The trial is scheduled to begin May 29.

The Honolulu Police Commission postponed making a decision on whether it would provide taxpayer-funded legal representation for two police officers charged with felonies for their alleged role in a 2021 pursuit in Makaha that injured six people.

Honolulu Police Officers Erik Smith, Robert Lewis III and Jake Bartolome were charged March 16 with charged with a class C felony for “hindering prosecution in the first degree,” which carries a maximum five-year prison sentence. They were also charged with a misdemeanor for conspiring to hinder prosecution, punishable by a maximum one-year jail sentence. Officer Joshua Nahulu was charged with a class B felony for “collisions involving death or serious bodily injury,” which carries a maximum 10-year prison sentence. All four officers pleaded not guilty March 23.

Smith and Nahulu requested legal counsel from the Honolulu Police Commission, its agenda read. But the commission decided not to discuss it Wednesday.

“We’re going to defer” considering the requests for legal counsel the items “to the next meeting,” commission chair Doug Chin said.

The next police commission meeting is scheduled for May 17. The officers’ trial is slated for May 29.

The police commission already approved Bartolome and Smith’s requests for taxpayer-funded legal representation in three civil lawsuits that named them as defendants.
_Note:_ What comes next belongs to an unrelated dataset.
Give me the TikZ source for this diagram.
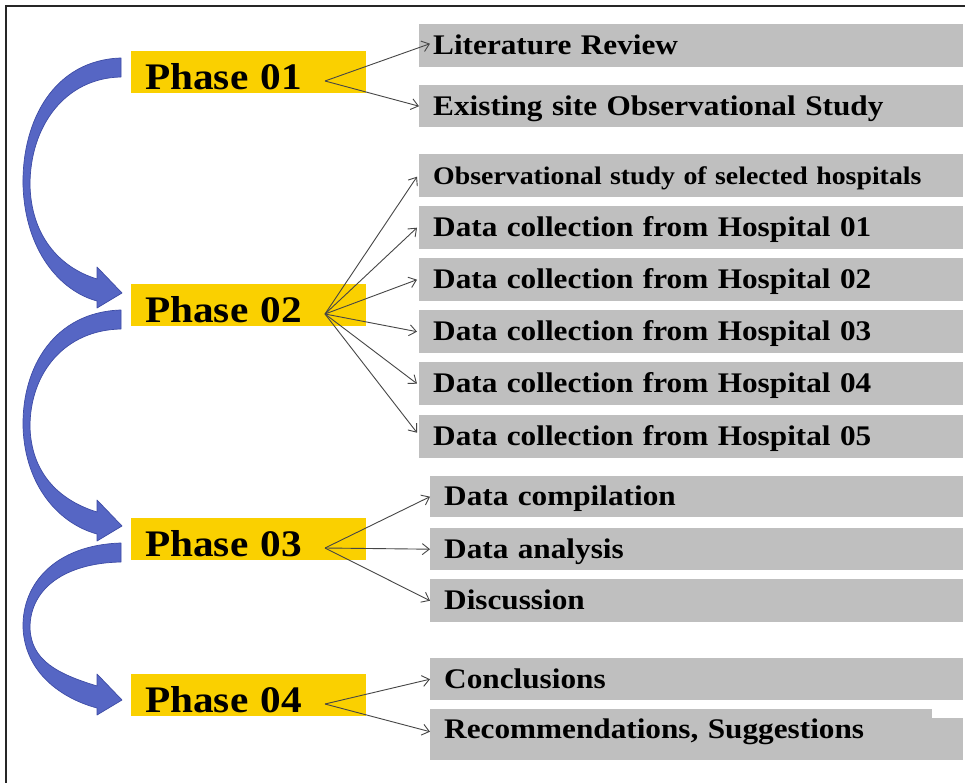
\documentclass[tikz,border=0pt]{standalone}
\usepackage{fontspec}
\setmainfont{Liberation Serif}[FakeStretch=1.1]
\usetikzlibrary{arrows.meta,calc}
\definecolor{phaseyellow}{RGB}{250,208,0}
\definecolor{boxgrey}{RGB}{191,191,191}
\definecolor{arcblue}{RGB}{86,102,196}
\definecolor{arcedge}{RGB}{62,76,165}
\definecolor{fanline}{RGB}{70,70,70}
\newcommand\phasearrow[2]{%
\path[bluearc] (121,#1) .. controls (55,{#1+2}) and (22,{#1+0.26*(#2-#1)}) .. (23,{#1+0.54*(#2-#1)})
 .. controls (25,{#1+0.82*(#2-#1)}) and (60,{#2-2}) .. (97,{#2+8})
 -- (97,{#2+15}) -- (122,#2) -- (97,{#2-26}) -- (97,{#2-14})
 .. controls (58,{#2-26}) and (31,{#1+0.75*(#2-#1)}) .. (30,{#1+0.54*(#2-#1)})
 .. controls (30,{#1+0.29*(#2-#1)}) and (65,{#1+20}) .. (121,{#1+19}) -- cycle;}
\begin{document}
\begin{tikzpicture}[x=1pt,y=-1pt,
  phasebox/.style={fill=phaseyellow, minimum width=235pt, minimum height=42pt, text width=207pt,
    inner xsep=14pt, inner ysep=0pt, align=left, text height=34pt, text depth=0pt,
    font=\bfseries\fontsize{37.5}{40}\selectfont, anchor=north west},
  taskbox/.style={fill=boxgrey, minimum height=43pt, inner xsep=14pt, inner ysep=0pt, align=left,
    text height=18pt, text depth=0pt, font=\bfseries\fontsize{28.4}{32}\selectfont, anchor=north west},
  groupA/.style={taskbox, minimum width=544pt, text width=516pt},
  groupB/.style={taskbox, minimum width=533pt, text width=505pt},
  fan/.style={draw=fanline, line width=0.9pt, -{Straight Barb[length=7pt,width=11pt]}},
  bluearc/.style={fill=arcblue, draw=arcedge, line width=0.7pt, line join=round}]
\useasboundingbox (0,0) rectangle (965,783);
\fill[white] (0,0) rectangle (965,783);
\draw[line width=1.3pt, black!85] (6,790) -- (6,6) -- (970,6);

% phases
\node[phasebox] (p1) at (131,51) {Phase 01};
\node[phasebox] (p2) at (131,284) {Phase 02};
\node[phasebox] (p3) at (131,518) {Phase 03};
\node[phasebox] (p4) at (131,674) {Phase 04};

% tasks
\node[groupA] (lit) at (419,24) {Literature Review};
\node[groupA, minimum height=42pt] (exist) at (419,85) {Existing site Observational Study};
\node[groupA, font=\bfseries\fontsize{25.3}{28}\selectfont] (obs) at (419,154) {Observational study of selected hospitals};
\node[groupA] (dc1) at (419,206) {Data collection from Hospital 01};
\node[groupA] (dc2) at (419,258) {Data collection from Hospital 02};
\node[groupA] (dc3) at (419,310) {Data collection from Hospital 03};
\node[groupA] (dc4) at (419,362) {Data collection from Hospital 04};
\node[groupA] (dc5) at (419,415) {Data collection from Hospital 05};
\node[groupB, minimum height=41pt] (comp) at (430,476) {Data compilation};
\node[groupB, minimum height=42pt] (anal) at (430,528) {Data analysis};
\node[groupB] (disc) at (430,579) {Discussion};
\node[groupB, minimum height=42pt] (concl) at (430,658) {Conclusions};
\node[groupB, minimum height=51pt, text height=8pt] (recom) at (430,709) {Recommendations, Suggestions};
\fill[white] (932,707) rectangle (970,718);

% fan origins
\coordinate (o1) at ($(p1.north west)+(194,30)$);
\coordinate (o2) at ($(p2.north west)+(194,30)$);
\coordinate (o3) at ($(p3.north west)+(194,30)$);
\coordinate (o4) at ($(p4.north west)+(194,30)$);

\draw[fan] (o1) -- ($(lit.west)+(11,-2)$);
\draw[fan] (o1) -- (exist.west);
\draw[fan] (o2) -- ($(obs.west)+(-2,1)$);
\draw[fan] (o2) -- ($(dc1.west)+(-2,0)$);
\draw[fan] (o2) -- ($(dc2.west)+(-2,0)$);
\draw[fan] (o2) -- ($(dc3.west)+(-2,0)$);
\draw[fan] (o2) -- ($(dc4.west)+(-2,0)$);
\draw[fan] (o2) -- ($(dc5.west)+(-2,-4)$);
\draw[fan] (o3) -- (comp.west);
\draw[fan] (o3) -- (anal.west);
\draw[fan] (o3) -- (disc.west);
\draw[fan] (o4) -- (concl.west);
\draw[fan] (o4) -- ($(recom.west)+(0,-3)$);

% curved phase arrows
\phasearrow{58}{293}
\phasearrow{310}{526}
\phasearrow{543}{700}
\end{tikzpicture}
\end{document}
Nahulu was approved to receive counsel in two civil suits against him.

In September, the commission found that Bartolome was acting within the scope of their employment when they engaged in the high-speed pursuit that led to the crash on Sept. 12, 2021.

“The Commission finds that Bartolome’s alleged actions of negligence and assault and battery upon plaintiffs as a result of a high-speed pursuit as alleged in the Complaint were, even if unlawful and regardless of motive or intent, incident to his performance of his duty as a police officer,” the commission wrote in a Findings of Fact and Conclusions of Law document released Sept. 21, 2022.

The commission found that Hawaii law “requires that the City provide counsel to a police officer who is prosecuted or sued for acts done in the performance of the officer’s duty as a police officer,” the document says.

But the standards of what constitutes acts done “in the performance of the officer’s duty” have shifted since the Hawaii Supreme Court decided in early March that the commission was wrong when it decided to approve ex-HPD Chief Louis Kealoha’s request for legal representation in one of Hawaii’s biggest corruption trials.

“Kealoha’s duties did not include overseeing a criminal conspiracy to hide his and his wife’s misappropriation of funds belonging to others,” the justices wrote. “Nothing in this record indicated that Kealoha was acting in any way to perform his duties as chief of police.”